— START —
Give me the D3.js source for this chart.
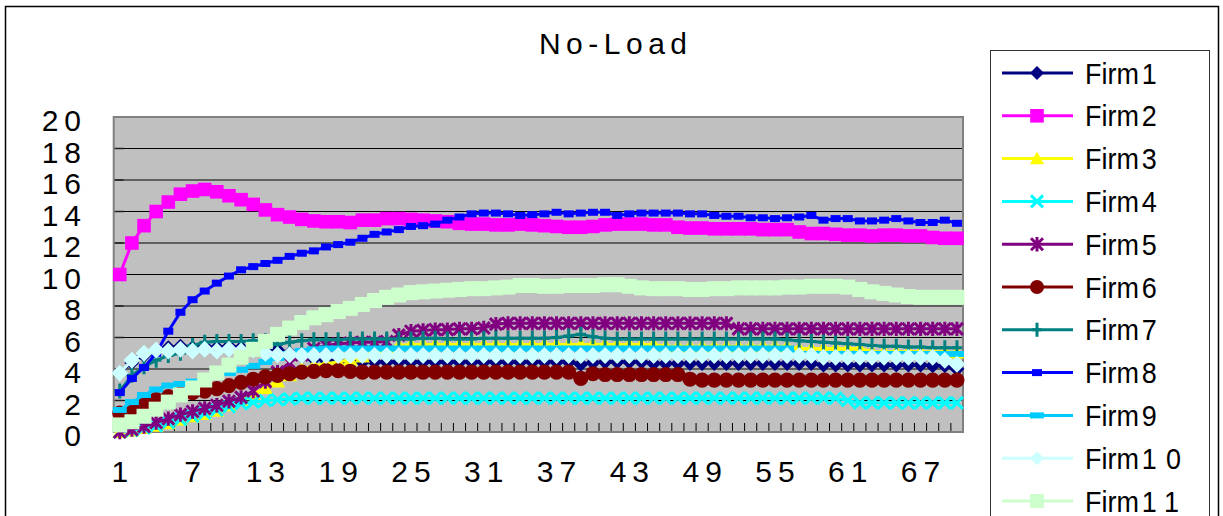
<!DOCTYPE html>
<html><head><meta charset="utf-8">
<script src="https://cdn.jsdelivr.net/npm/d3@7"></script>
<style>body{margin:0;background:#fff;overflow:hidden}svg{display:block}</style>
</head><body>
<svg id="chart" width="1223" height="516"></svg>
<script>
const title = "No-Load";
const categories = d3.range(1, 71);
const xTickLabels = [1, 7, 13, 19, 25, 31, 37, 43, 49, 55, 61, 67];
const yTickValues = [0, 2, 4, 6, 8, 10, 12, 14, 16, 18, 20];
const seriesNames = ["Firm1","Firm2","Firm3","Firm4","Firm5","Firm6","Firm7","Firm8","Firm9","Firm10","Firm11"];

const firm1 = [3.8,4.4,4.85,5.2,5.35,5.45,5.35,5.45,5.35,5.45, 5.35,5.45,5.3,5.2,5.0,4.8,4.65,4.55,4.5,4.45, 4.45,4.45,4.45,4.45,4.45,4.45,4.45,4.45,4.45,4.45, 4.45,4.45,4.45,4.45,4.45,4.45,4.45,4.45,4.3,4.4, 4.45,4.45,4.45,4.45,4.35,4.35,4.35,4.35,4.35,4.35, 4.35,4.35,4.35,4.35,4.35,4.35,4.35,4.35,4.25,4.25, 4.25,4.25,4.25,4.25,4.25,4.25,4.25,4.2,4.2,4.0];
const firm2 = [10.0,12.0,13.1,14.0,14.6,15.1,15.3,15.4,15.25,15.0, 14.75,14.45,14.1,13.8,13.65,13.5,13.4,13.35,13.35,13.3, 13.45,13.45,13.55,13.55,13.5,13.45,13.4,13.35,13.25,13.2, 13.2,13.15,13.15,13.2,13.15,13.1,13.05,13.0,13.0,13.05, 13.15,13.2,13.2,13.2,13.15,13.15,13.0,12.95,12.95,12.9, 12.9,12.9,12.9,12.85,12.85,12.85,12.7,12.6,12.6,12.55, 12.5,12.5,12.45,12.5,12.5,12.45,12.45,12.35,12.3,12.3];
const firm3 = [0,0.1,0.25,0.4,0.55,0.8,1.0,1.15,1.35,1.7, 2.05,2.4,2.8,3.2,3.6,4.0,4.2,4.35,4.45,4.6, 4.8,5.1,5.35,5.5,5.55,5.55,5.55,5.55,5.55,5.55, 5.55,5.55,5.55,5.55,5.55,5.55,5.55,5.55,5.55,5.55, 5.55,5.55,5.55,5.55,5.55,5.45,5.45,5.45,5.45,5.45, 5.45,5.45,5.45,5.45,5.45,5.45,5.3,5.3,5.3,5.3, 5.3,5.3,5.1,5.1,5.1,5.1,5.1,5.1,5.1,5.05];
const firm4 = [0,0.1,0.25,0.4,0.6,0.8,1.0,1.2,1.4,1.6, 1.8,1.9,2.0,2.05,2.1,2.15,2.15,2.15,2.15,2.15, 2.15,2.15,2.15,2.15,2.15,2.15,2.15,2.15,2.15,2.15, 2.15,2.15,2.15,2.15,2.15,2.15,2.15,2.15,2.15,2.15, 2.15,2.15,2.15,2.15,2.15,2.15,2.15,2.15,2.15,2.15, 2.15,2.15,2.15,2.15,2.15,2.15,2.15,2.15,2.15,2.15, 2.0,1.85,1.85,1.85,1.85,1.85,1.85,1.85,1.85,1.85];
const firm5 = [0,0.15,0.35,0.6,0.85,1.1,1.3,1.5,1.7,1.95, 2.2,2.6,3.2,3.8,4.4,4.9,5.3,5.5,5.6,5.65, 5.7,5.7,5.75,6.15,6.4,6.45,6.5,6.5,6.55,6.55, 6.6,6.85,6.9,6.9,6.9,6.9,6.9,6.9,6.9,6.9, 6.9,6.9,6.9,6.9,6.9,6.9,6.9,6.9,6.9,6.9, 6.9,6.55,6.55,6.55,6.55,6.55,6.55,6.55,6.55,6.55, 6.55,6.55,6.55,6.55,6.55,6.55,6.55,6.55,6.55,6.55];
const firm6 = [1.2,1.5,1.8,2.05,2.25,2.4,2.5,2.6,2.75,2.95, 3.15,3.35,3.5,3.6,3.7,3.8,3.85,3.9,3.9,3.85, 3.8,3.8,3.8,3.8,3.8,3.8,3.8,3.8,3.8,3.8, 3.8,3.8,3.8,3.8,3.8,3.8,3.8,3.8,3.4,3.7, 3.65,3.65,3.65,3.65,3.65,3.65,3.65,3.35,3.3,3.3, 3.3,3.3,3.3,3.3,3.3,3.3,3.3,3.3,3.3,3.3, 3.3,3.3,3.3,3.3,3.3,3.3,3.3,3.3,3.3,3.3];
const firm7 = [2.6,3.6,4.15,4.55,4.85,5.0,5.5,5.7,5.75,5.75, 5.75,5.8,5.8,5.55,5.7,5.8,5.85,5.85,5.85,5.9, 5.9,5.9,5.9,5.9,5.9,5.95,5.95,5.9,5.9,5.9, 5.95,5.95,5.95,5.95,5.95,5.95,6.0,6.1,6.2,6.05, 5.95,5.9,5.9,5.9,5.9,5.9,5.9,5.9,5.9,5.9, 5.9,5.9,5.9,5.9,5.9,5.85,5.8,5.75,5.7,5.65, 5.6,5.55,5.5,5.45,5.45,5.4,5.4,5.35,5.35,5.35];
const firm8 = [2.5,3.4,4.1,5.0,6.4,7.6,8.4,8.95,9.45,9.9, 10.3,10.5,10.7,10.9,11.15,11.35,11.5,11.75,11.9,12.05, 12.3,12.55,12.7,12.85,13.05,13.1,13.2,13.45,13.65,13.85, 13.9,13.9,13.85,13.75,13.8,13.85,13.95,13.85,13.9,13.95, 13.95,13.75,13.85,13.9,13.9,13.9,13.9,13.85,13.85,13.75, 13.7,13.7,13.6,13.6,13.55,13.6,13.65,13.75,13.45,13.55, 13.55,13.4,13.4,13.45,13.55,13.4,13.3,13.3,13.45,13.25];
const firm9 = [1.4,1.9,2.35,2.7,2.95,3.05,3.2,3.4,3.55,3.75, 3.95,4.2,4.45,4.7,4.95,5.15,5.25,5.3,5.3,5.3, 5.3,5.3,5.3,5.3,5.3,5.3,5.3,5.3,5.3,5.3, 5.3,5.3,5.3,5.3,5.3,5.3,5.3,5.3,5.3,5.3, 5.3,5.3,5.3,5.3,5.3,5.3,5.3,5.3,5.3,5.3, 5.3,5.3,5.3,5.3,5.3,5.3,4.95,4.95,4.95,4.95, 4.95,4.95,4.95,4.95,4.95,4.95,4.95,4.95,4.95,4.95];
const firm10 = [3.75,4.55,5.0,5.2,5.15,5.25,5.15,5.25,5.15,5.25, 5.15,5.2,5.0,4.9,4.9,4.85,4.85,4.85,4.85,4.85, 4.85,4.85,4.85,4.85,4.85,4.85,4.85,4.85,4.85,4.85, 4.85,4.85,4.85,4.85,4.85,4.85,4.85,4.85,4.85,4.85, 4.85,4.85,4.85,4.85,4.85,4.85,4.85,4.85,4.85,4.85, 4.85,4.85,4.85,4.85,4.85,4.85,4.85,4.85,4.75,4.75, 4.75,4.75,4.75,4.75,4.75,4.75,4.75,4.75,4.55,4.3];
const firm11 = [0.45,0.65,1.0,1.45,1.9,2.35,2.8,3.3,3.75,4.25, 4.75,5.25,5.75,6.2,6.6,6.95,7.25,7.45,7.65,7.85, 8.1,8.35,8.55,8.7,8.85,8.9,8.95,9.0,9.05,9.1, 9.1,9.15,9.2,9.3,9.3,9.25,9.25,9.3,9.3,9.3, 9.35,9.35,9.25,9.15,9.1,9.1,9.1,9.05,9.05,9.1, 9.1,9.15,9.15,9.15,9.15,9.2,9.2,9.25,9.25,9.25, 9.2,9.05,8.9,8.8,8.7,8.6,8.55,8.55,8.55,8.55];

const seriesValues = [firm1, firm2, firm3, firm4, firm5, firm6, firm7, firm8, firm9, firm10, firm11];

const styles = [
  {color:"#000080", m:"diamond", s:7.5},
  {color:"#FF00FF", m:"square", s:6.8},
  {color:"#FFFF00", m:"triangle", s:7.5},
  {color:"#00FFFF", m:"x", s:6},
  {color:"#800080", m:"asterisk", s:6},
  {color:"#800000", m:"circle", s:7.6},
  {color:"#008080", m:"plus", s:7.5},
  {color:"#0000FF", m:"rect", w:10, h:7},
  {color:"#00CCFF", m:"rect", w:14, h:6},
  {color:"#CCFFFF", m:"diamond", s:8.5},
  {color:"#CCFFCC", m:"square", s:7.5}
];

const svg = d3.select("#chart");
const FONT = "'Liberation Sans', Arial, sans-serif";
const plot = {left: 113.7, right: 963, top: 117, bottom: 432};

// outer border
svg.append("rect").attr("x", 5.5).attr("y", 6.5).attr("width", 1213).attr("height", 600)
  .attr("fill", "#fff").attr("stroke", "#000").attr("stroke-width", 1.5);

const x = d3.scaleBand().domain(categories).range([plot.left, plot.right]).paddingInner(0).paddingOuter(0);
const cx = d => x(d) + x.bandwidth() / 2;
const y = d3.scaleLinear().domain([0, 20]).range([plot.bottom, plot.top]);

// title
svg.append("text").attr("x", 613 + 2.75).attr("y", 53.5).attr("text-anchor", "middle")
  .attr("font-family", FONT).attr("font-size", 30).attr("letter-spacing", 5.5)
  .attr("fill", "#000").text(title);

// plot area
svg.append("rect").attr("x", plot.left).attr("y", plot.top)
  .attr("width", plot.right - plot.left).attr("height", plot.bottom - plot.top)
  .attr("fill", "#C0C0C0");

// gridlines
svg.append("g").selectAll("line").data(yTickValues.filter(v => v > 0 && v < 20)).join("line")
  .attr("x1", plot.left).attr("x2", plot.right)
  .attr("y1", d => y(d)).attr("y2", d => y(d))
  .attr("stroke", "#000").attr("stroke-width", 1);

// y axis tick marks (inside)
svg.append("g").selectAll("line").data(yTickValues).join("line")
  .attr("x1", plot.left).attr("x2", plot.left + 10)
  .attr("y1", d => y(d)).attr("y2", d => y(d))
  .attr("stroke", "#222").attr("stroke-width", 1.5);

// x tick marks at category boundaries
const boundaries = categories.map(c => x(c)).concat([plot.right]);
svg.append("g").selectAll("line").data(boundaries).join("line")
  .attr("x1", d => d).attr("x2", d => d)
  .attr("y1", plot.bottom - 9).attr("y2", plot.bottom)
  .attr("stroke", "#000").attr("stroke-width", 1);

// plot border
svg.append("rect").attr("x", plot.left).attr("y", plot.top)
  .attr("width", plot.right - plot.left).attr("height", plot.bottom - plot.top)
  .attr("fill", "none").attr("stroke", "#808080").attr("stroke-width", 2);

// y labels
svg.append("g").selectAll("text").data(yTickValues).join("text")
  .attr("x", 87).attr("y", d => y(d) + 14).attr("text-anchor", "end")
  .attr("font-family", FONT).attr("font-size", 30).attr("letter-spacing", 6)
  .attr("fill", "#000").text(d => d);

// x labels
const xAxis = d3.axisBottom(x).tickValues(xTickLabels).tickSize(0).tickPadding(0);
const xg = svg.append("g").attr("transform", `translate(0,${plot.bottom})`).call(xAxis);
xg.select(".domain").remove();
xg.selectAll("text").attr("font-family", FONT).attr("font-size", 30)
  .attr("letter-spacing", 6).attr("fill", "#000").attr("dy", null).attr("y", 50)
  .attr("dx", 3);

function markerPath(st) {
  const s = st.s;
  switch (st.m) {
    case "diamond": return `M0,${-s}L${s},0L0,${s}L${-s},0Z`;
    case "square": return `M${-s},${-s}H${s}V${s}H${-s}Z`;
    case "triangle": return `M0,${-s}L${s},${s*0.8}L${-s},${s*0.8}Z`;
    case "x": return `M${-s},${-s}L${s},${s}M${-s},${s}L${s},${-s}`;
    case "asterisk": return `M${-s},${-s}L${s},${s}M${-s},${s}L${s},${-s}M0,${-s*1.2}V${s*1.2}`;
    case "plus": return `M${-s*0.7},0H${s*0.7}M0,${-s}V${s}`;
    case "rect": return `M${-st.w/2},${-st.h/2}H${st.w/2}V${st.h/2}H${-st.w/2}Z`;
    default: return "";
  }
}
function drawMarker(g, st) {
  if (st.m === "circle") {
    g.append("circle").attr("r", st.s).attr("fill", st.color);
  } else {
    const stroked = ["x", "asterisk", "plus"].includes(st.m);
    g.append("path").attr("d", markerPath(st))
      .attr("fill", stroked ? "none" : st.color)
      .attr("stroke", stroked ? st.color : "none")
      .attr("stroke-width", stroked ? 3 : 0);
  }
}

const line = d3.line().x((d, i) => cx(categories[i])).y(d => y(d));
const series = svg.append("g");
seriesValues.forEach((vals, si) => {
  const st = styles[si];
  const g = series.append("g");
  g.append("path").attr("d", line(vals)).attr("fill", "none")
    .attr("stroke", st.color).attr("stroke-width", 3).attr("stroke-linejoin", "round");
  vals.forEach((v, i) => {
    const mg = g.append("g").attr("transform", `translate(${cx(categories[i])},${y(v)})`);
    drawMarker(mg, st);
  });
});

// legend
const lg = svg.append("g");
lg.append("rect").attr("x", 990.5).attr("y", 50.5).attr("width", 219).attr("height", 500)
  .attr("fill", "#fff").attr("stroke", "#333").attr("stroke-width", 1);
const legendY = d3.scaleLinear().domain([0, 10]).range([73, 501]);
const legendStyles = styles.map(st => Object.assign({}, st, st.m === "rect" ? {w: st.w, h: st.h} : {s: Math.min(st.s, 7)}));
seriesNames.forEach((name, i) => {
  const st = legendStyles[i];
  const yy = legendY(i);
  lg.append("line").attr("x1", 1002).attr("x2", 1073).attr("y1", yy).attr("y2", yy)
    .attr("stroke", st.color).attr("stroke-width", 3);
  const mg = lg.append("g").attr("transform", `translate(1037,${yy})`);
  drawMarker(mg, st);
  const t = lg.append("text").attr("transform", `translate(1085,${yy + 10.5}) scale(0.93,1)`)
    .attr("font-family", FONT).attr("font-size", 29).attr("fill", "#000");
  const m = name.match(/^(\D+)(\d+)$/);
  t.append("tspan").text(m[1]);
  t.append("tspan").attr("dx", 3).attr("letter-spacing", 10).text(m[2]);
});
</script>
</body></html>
— END —
## EXERCISE PROMPT
Tally up the lines in the preceding listing that contain the string "chart". Respond with the number and nothing else.

## COMPLETE RESPONSE
3